Try to provide the media with the best vantages points from where they can film and work from - an area from which your your operations will not be jeopardized.
Have members of your crisis management communications team at these various points.
19. Never Say "No Comment"
If you are asked questions that you wish to avoid or don't have the answers to - respond by stating: "That's a good question, I don't have the answer, let me get back to you on that". Get the reporter's telephone number and state that you will get back to him with a response shortly. If you have the time, follow-up with a response to that reporter's question.
You never want to appear as if you have something to hide. You never want rumor substituting for fact.
20. Create Good Vibes
If the crisis situation is ongoing (i.e. - hostage taking) and the media is camped out waiting all day in a blistering sun and freezing night temperatures for breaking news - feed them. Go to their hotels or to a perimeter barricade - ask if they personally need anything. Hand out water bottles, fruit, sandwiches, coffee, cake and good will.
Believe it or not - the media consists of warm blooded human beings who are under tremendous pressure to produce for their publishers. Try to make the situation as comfortable and as safe for them in the field as possible.
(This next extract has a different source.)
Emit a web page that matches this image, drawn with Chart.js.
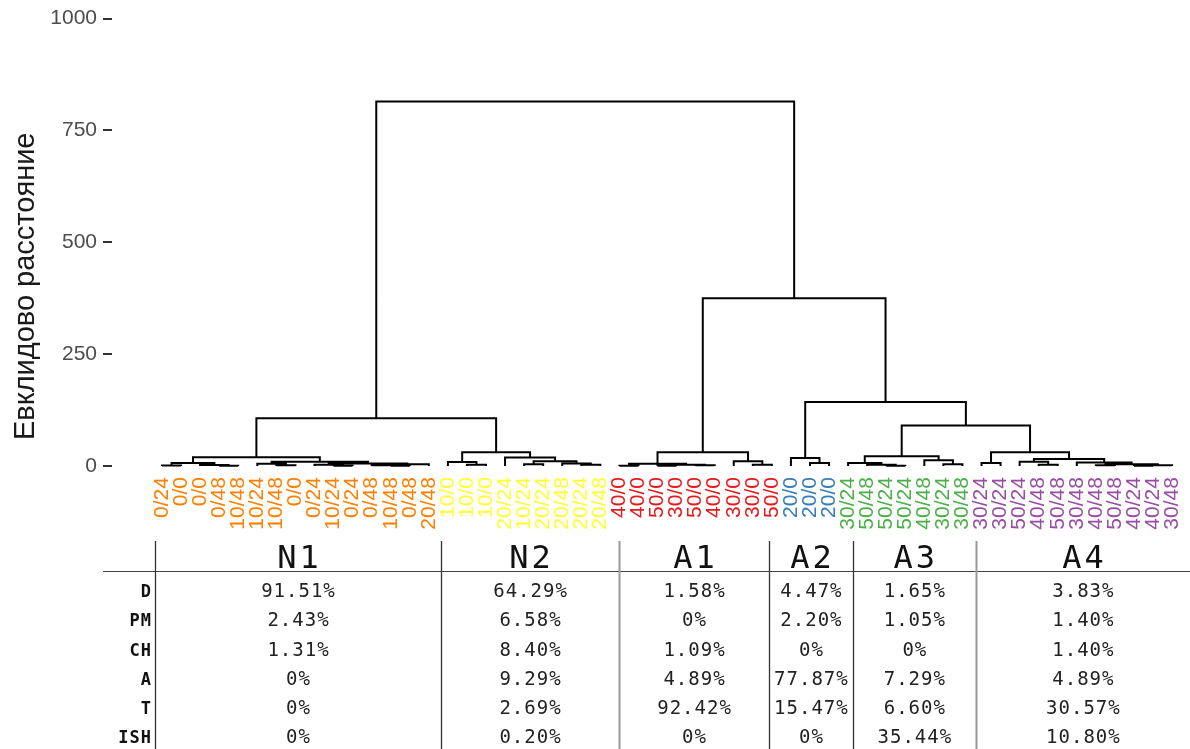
<!DOCTYPE html>
<html>
<head>
<meta charset="utf-8">
<script src="https://cdn.jsdelivr.net/npm/chart.js@4.4.1/dist/chart.umd.min.js"></script>
<style>
  html, body { margin: 0; padding: 0; background: #ffffff; }
  canvas { display: block; }
</style>
</head>
<body>
<canvas id="dendro" width="1190" height="749"></canvas>
<script>
// ---------- data ----------
// leaf labels, left to right
const leafLabels = [
  '0/24','0/0','0/0','0/48','10/48','10/24','10/48','0/0','0/24','10/24','0/24','0/48','10/48','0/48','20/48',
  '10/0','10/0','10/0','20/24','10/24','20/24','20/48','20/24','20/48',
  '40/0','40/0','50/0','30/0','50/0','40/0','30/0','30/0','50/0',
  '20/0','20/0','20/0',
  '30/24','50/48','50/24','50/24','40/48','30/24','30/48',
  '30/24','30/24','50/24','40/48','50/48','30/48','40/48','50/48','40/24','40/24','30/48'
];
// cluster names and the number of leaves in each
const clusterNames = ['N1', 'N2', 'A1', 'A2', 'A3', 'A4'];
const clusterSizes = [15, 9, 9, 3, 7, 11];

// merge trees: [left, right, height]; a number is a leaf (1-based position)
const treeN1 = [[[1, 2, 1.5], [3, [4, 5, 1], 2.5], 7],
                [[6, [7, 8, 2], 5], [[9, [10, 11, 1], 3], [[12, [13, 14, 1], 2], 15, 4], 6], 9.5], 20];
const treeN2 = [[16, [17, 18, 3], 9], [19, [[20, 21, 4], [22, [23, 24, 3], 6], 11], 19.5], 31];
const treeA1 = [[[25, 26, 1], [[27, 28, 1], [29, 30, 2], 3], 5], [31, [32, 33, 3], 11], 31];
const treeA2 = [34, [35, 36, 7], 18];
const treeA3 = [[37, [38, [39, 40, 1], 3], 7], [41, [42, 43, 4], 13], 22];
const treeA4 = [[44, 45, 7], [[46, [47, 48, 3], 10], [49, [[50, 51, 2], [[52, 53, 1], 54, 2], 4], 8], 16], 31];
const treeRoot = [[treeN1, treeN2, 107], [treeA1, [treeA2, [treeA3, treeA4, 91], 143], 375], 815];

// y axis ticks
const yTickValues = [0, 250, 500, 750, 1000];

// cluster composition table (percent)
const rowNames = ['D', 'PM', 'CH', 'A', 'T', 'ISH'];
const valuesN1 = [91.51, 2.43, 1.31, 0, 0, 0];
const valuesN2 = [64.29, 6.58, 8.40, 9.29, 2.69, 0.20];
const valuesA1 = [1.58, 0, 1.09, 4.89, 92.42, 0];
const valuesA2 = [4.47, 2.20, 0, 77.87, 15.47, 0];
const valuesA3 = [1.65, 1.05, 0, 7.29, 6.60, 35.44];
const valuesA4 = [3.83, 1.40, 1.40, 4.89, 30.57, 10.80];
const tableColumns = [valuesN1, valuesN2, valuesA1, valuesA2, valuesA3, valuesA4];

// ---------- styles ----------
const clusterColors = ['#FF7F00', '#FFFF33', '#E41A1C', '#377EB8', '#4DAF4A', '#984EA3'];
// table column edges in leaf-position units, and which rules are drawn light grey
const tableEdges = [0.63, 15.64, 24.98, 32.85, 37.25, 43.7, 54.94];
const lightEdges = [2, 5];

// ---------- dendrogram segments ----------
function buildSegments(node, out) {
  if (typeof node === 'number') return { x: node, h: 0 };
  const a = buildSegments(node[0], out);
  const b = buildSegments(node[1], out);
  const H = node[2];
  out.push({ x: a.x, y: a.h }, { x: a.x, y: H }, { x: b.x, y: H }, { x: b.x, y: b.h }, { x: b.x, y: null });
  return { x: (a.x + b.x) / 2, h: H };
}
const segments = [];
buildSegments(treeRoot, segments);

// colour of every leaf label from its cluster
const leafColors = [];
clusterSizes.forEach((n, k) => { for (let i = 0; i < n; i++) leafColors.push(clusterColors[k]); });

function fmtPct(v) { return v === 0 ? '0%' : v.toFixed(2) + '%'; }

// text with extra letter spacing, anchored at its centre or right end
function spacedText(ctx, text, x, y, spacing, anchor) {
  ctx.letterSpacing = spacing + 'px';
  const w = ctx.measureText(text).width - spacing;
  ctx.textAlign = 'left';
  ctx.fillText(text, anchor === 'right' ? x - w : x - w / 2, y);
}

// leaf labels and the composition table under the tree
const extrasPlugin = {
  id: 'extras',
  afterDraw(chart) {
    const ctx = chart.ctx;
    const xs = chart.scales.x, ys = chart.scales.y;
    const y0 = ys.getPixelForValue(0);

    ctx.save();
    ctx.font = '21px "Liberation Sans", Arial, sans-serif';
    ctx.textAlign = 'right';
    ctx.textBaseline = 'middle';
    leafLabels.forEach((lab, i) => {
      const px = xs.getPixelForValue(i + 1);
      ctx.save();
      ctx.translate(px, y0 + 11);
      ctx.rotate(-Math.PI / 2);
      ctx.fillStyle = leafColors[i];
      ctx.fillText(lab, 0, 0);
      ctx.restore();
    });
    ctx.restore();

    // table
    const edgesPx = tableEdges.map(v => xs.getPixelForValue(v));
    const top = 541, headerLine = 571, bottom = 749;
    ctx.save();
    ctx.strokeStyle = '#444';
    ctx.lineWidth = 1.2;
    ctx.beginPath();
    ctx.moveTo(103, headerLine + 0.5);
    ctx.lineTo(1190, headerLine + 0.5);
    ctx.stroke();
    edgesPx.slice(0, 6).forEach((px, k) => {
      const light = lightEdges.includes(k);
      ctx.strokeStyle = light ? '#999' : '#333';
      ctx.lineWidth = light ? 2 : 1.3;
      ctx.beginPath();
      ctx.moveTo(Math.round(px) + 0.5, top);
      ctx.lineTo(Math.round(px) + 0.5, bottom);
      ctx.stroke();
    });

    ctx.fillStyle = '#111';
    ctx.textBaseline = 'alphabetic';
    ctx.font = '32px "DejaVu Sans Mono", monospace';
    clusterNames.forEach((name, k) => {
      const cx = (edgesPx[k] + edgesPx[k + 1]) / 2;
      spacedText(ctx, name, cx, 568, 3, 'center');
    });

    const rowBase = [597, 626, 656, 685, 714, 743];
    ctx.font = '19px "DejaVu Sans Mono", monospace';
    ctx.fillStyle = '#222';
    tableColumns.forEach((col, k) => {
      const cx = (edgesPx[k] + edgesPx[k + 1]) / 2;
      col.forEach((v, r) => spacedText(ctx, fmtPct(v), cx, rowBase[r], 1, 'center'));
    });
    ctx.font = 'bold 17px "DejaVu Sans Mono", monospace';
    ctx.fillStyle = '#111';
    rowNames.forEach((name, r) => spacedText(ctx, name, edgesPx[0] - 4, rowBase[r], 1, 'right'));
    ctx.restore();
  }
};

new Chart(document.getElementById('dendro'), {
  type: 'line',
  data: {
    datasets: [{
      data: segments,
      borderColor: '#000000',
      borderWidth: 2,
      pointRadius: 0,
      spanGaps: false,
      tension: 0,
      clip: false
    }]
  },
  options: {
    responsive: false,
    animation: false,
    devicePixelRatio: 1,
    layout: { padding: { top: 18, right: 0, bottom: 195, left: 0 } },
    plugins: { legend: { display: false }, tooltip: { enabled: false } },
    scales: {
      x: {
        type: 'linear',
        display: false,
        min: -1.624,
        max: 54.94
      },
      y: {
        type: 'linear',
        min: -196.4,
        max: 1000,
        afterFit(scale) { scale.width = 112; },
        afterBuildTicks(scale) { scale.ticks = yTickValues.map(v => ({ value: v })); },
        border: { display: false },
        grid: { drawOnChartArea: false, drawTicks: true, tickLength: 9, color: '#333333', lineWidth: 2 },
        ticks: {
          padding: 6,
          color: '#4d4d4d',
          font: { family: '"Liberation Sans", Arial, sans-serif', size: 21 },
          callback: v => String(v)
        },
        title: {
          display: true,
          text: 'Евклидово расстояние',
          color: '#1a1a1a',
          font: { family: '"Liberation Sans", Arial, sans-serif', size: 29 },
          padding: { top: 9, bottom: 0 }
        }
      }
    }
  },
  plugins: [extrasPlugin]
});
</script>
</body>
</html>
In doing so, you will create a friendlier environment to get your message out to the world.
Lastly, always express optimism and sympathy for all parties involved.
Hours after the September 11th tragedy took place, speaking from the crisis site, New York City Mayor Rudy Giuliani stated: "Returning to normal shows we are not afraid, shows confidence. So do things. Get out. Go to stores. Go to restaurants. Don't feel locked in. This is a horrible thing that's happened, the full dimensions of which we can't begin to understand. But we simply must continue to go about our lives".
Expressing the facts with honesty and leadership during a crisis event is your first and last responsibility.